The short open access review paper noted here sketches a high-level picture of the known components of immune system aging, without going into great detail. The progressive failure of the immune system is a significant component of the frailty that accompanies old age; not only are the elderly vulnerable to pathogens that are easily resisted in youth, but the immune system fails to destroy senescent and potentially cancerous cells, increasing their contribution to aging and mortality risk. Some of this decline is the result of molecular damage after the SENS vision for the treatment of aging, but some is a matter of misconfiguration and limits.
The immune system retains a memory of the pathogens it encounters; that memory can become corrupted in a number of ways, and in the end it simply takes up too much of the limited capacity of the immune system. Capacity is limited in part because the thymus atrophies with age, reducing the supply of new immune cells to a low level in comparison to childhood. In old age, there are too many memory cells, most uselessly specialized to persistent but otherwise minor threats such as cytomegalovirus, and too few cells capable of tackling new pathogens. This part of the problem at least might be solved in the near future through selective destruction of misconfigured or damaged immune cells, and their replacement with new cells cultured from a patient blood sample.
Human aging is characterized by both physical and physiological frailty. With progressive age, the immune system and the propensity for abnormal immunity change fundamentally. Aging is associated with a decline in multiple areas of immune function. Aging is associated with a sort of paradox: a state of increased autoimmunity and inflammation coexistent with a state of immunodeficiency. Immunosenescence is a new concept that reflects the immunological changes associated with age. There are three theories that explain the phenomenon of immunosenescence.
According to the autoimmune theory of aging, the immune system tends to lose efficiency and experiences widespread dysfunction, evidenced by autoimmunity (immune reactions against one’s own body proteins). Two age-related processes cause autoimmune diseases: (i) different rates of senescent cell accumulation in the immune system and target tissue/organ and heterogeneous accumulation of senescent cells in tissues/organs. Separately or combined, these two processes are at the base of autoimmune diseases. The production of autoantibodies has been hypothesized to be secondary to thymus involution with a decline of naïve T cells and the accumulation of clonal T cells with activation due to “neoantigens” during the aging process.

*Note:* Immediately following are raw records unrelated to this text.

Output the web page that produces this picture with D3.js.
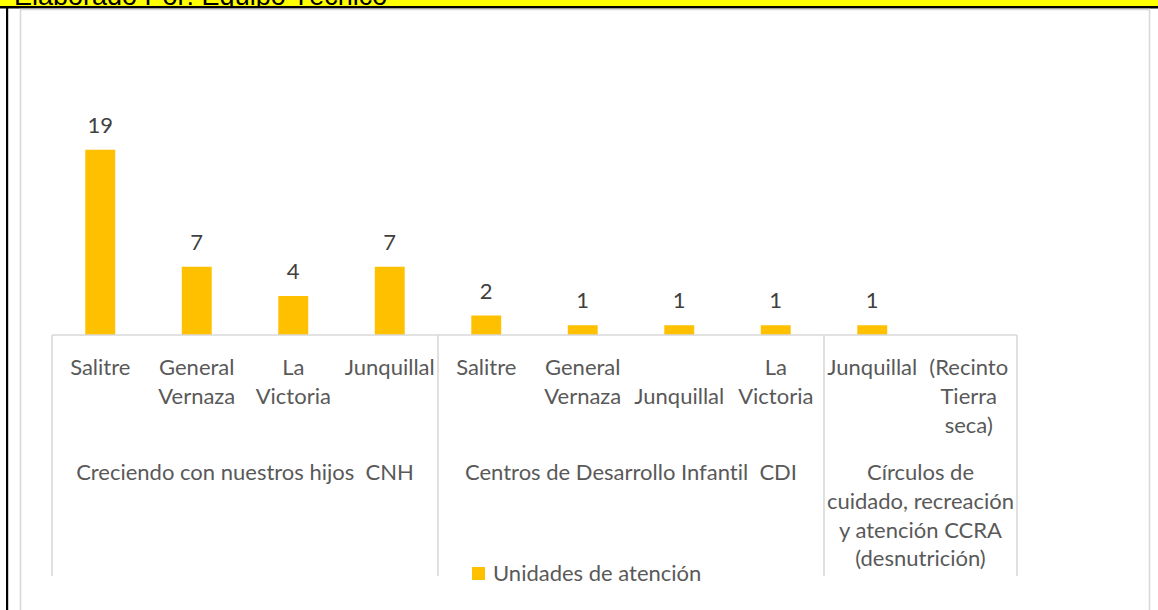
<!DOCTYPE html>
<html>
<head>
<meta charset="utf-8">
<script src="https://cdn.jsdelivr.net/npm/d3@7"></script>
<style>
  body { margin: 0; background: #fff; }
  .chart text { font-family: Lato, "Open Sans", sans-serif; font-variant-ligatures: none; }
</style>
</head>
<body>
<div class="chart"></div>
<script>
// data
const groups = [
  {lines: ["Creciendo con nuestros hijos  CNH"], start: 0, end: 4},
  {lines: ["Centros de Desarrollo Infantil  CDI"], start: 4, end: 8},
  {lines: ["Círculos de", "cuidado, recreación", "y atención CCRA", "(desnutrición)"], start: 8, end: 10}
];
const categories = [
  ["Salitre"], ["General", "Vernaza"], ["La", "Victoria"], ["Junquillal"],
  ["Salitre"], ["General", "Vernaza"], ["", "Junquillal"], ["La", "Victoria"],
  ["Junquillal"], ["(Recinto", "Tierra", "seca)"]
];
const values = [19, 7, 4, 7, 2, 1, 1, 1, 1, null];
const seriesName = "Unidades de atención";
const source = "Elaborado Por: Equipo Técnico";

const W = 1158, H = 610;
const barColor = "#ffc000", textColor = "#595959", lineColor = "#d9d9d9";

const svg = d3.select(".chart").append("svg")
    .attr("width", W)
    .attr("height", H);

// yellow source banner at the very top (cut off)
svg.append("clipPath").attr("id", "bannerClip")
  .append("rect").attr("x", 0).attr("y", 0).attr("width", W).attr("height", 6);
const banner = svg.append("g").attr("clip-path", "url(#bannerClip)");
banner.append("rect")
    .attr("width", W).attr("height", 6)
    .attr("fill", "#ffff00");
banner.append("text")
    .attr("x", 14).attr("y", 5)
    .style("font-family", "'Liberation Sans', Arial, sans-serif")
    .style("font-size", "27px")
    .attr("fill", "#000")
    .text(source);
svg.append("rect").attr("x", 0).attr("y", 6).attr("width", W).attr("height", 2.5).attr("fill", "#000");
svg.append("rect").attr("x", 6).attr("y", 6).attr("width", 2.2).attr("height", H).attr("fill", "#000");

// chart area border
svg.append("rect")
    .attr("x", 20.5).attr("y", 9.5)
    .attr("width", 1129).attr("height", 700)
    .attr("fill", "none")
    .attr("stroke", lineColor)
    .attr("stroke-width", 1.6);

// scales
const x = d3.scaleBand()
    .domain(d3.range(categories.length))
    .range([52, 1017])
    .paddingInner(0.69)
    .paddingOuter(0.345);

const y = d3.scaleLinear()
    .domain([0, 20])
    .range([335, 140]);

const edge = i => x.range()[0] + i * x.step();
const center = i => x(i) + x.bandwidth() / 2;

// bars
svg.append("g")
  .selectAll("rect")
  .data(values.map((v, i) => ({v, i})).filter(d => d.v != null))
  .join("rect")
    .attr("x", d => x(d.i))
    .attr("y", d => y(d.v))
    .attr("width", x.bandwidth())
    .attr("height", d => y(0) - y(d.v))
    .attr("fill", barColor);

// data labels
svg.append("g")
  .selectAll("text")
  .data(values.map((v, i) => ({v, i})).filter(d => d.v != null))
  .join("text")
    .attr("x", d => center(d.i))
    .attr("y", d => y(d.v) - 17)
    .attr("text-anchor", "middle")
    .attr("fill", "#404040")
    .style("font-size", "22px")
    .text(d => d.v);

// category axis: baseline and group dividers
const axis = svg.append("g");
axis.append("line")
    .attr("x1", x.range()[0]).attr("x2", x.range()[1])
    .attr("y1", y(0)).attr("y2", y(0))
    .attr("stroke", lineColor).attr("stroke-width", 1.6);

const dividers = [0].concat(groups.map(g => g.end));
axis.selectAll("line.div")
  .data(dividers)
  .join("line")
    .attr("class", "div")
    .attr("x1", d => edge(d)).attr("x2", d => edge(d))
    .attr("y1", y(0)).attr("y2", 576)
    .attr("stroke", lineColor).attr("stroke-width", 1.6);

// category labels
const lineH = 28.8;
axis.selectAll("text.cat")
  .data(categories)
  .join("text")
    .attr("class", "cat")
    .attr("text-anchor", "middle")
    .attr("fill", textColor)
    .style("font-size", "22px")
  .selectAll("tspan")
  .data((d, i) => d.map(s => ({s, i})))
  .join("tspan")
    .attr("x", d => center(d.i))
    .attr("y", (d, j) => 375 + j * lineH)
    .text(d => d.s);

// group labels
axis.selectAll("text.grp")
  .data(groups)
  .join("text")
    .attr("class", "grp")
    .attr("text-anchor", "middle")
    .attr("fill", textColor)
    .style("font-size", "22px")
    .style("white-space", "pre")
  .selectAll("tspan")
  .data(g => g.lines.map(s => ({s, g})))
  .join("tspan")
    .attr("x", d => (edge(d.g.start) + edge(d.g.end)) / 2)
    .attr("y", (d, j) => 480 + j * lineH)
    .text(d => d.s);

// legend
const legend = svg.append("g").attr("transform", "translate(472,567)");
legend.append("rect")
    .attr("width", 13).attr("height", 13)
    .attr("fill", barColor);
legend.append("text")
    .attr("x", 21).attr("y", 14)
    .attr("fill", textColor)
    .style("font-size", "22px")
    .text(seriesName);
</script>
</body>
</html>
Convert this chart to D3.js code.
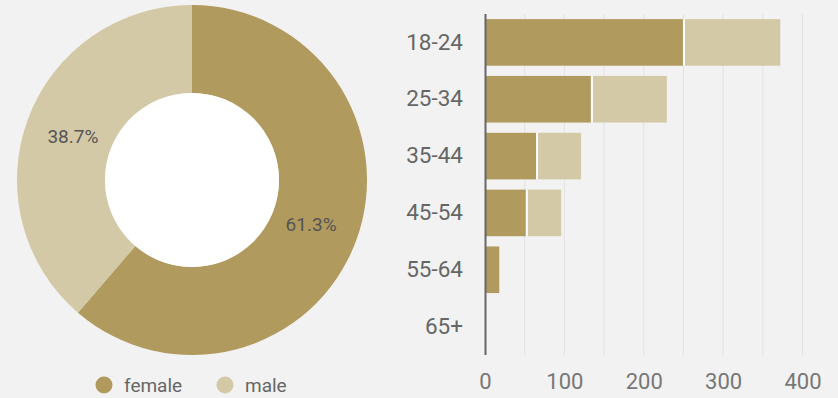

With advancing age the body is unable to defend itself from pathogens and results in a detrimental harm; this is the focus of immunodeficiency theory. Clinical evidence indicates that with advancing age, immune responses against recall antigens may still be conserved, but the ability to mount primary immune responses against novel antigens declines significantly. The impaired ability to mount immune responses to new antigens may result in a high susceptibility to infectious diseases. The immune responses to novel antigens rely on the availability of naive T cells. Together with the age-related thymic involution, and the consequent age-related decrease of thymic output of naive CD8+ T-cell reservoir, this situation leaves the body practically devoid of naive T cells, and thus likely more prone to a variety of infectious and non infectious diseases.
Ageing is associated with various changes in immune parameters, therefore many authors have postulated that these age-related diseases could be explained, at least in part, by an overall deregulation in the immune system response, leading to a deregulation theory of immune system aging. This is supported by an age-associated disruption to the balance of alternatively expressed isoforms for selected genes, suggesting that a modification of the mRNA processing may be a feature of human aging. The observed down regulation of toll-like receptors (TLRs) and nod-like receptors (NLRs) during the aging process may contribute to the lack of effective recognition of invading pathogens or the commensal flora. This effect results in aberrant secondary immune cell activation and could significantly contribute to morbidity and mortality at an advanced age.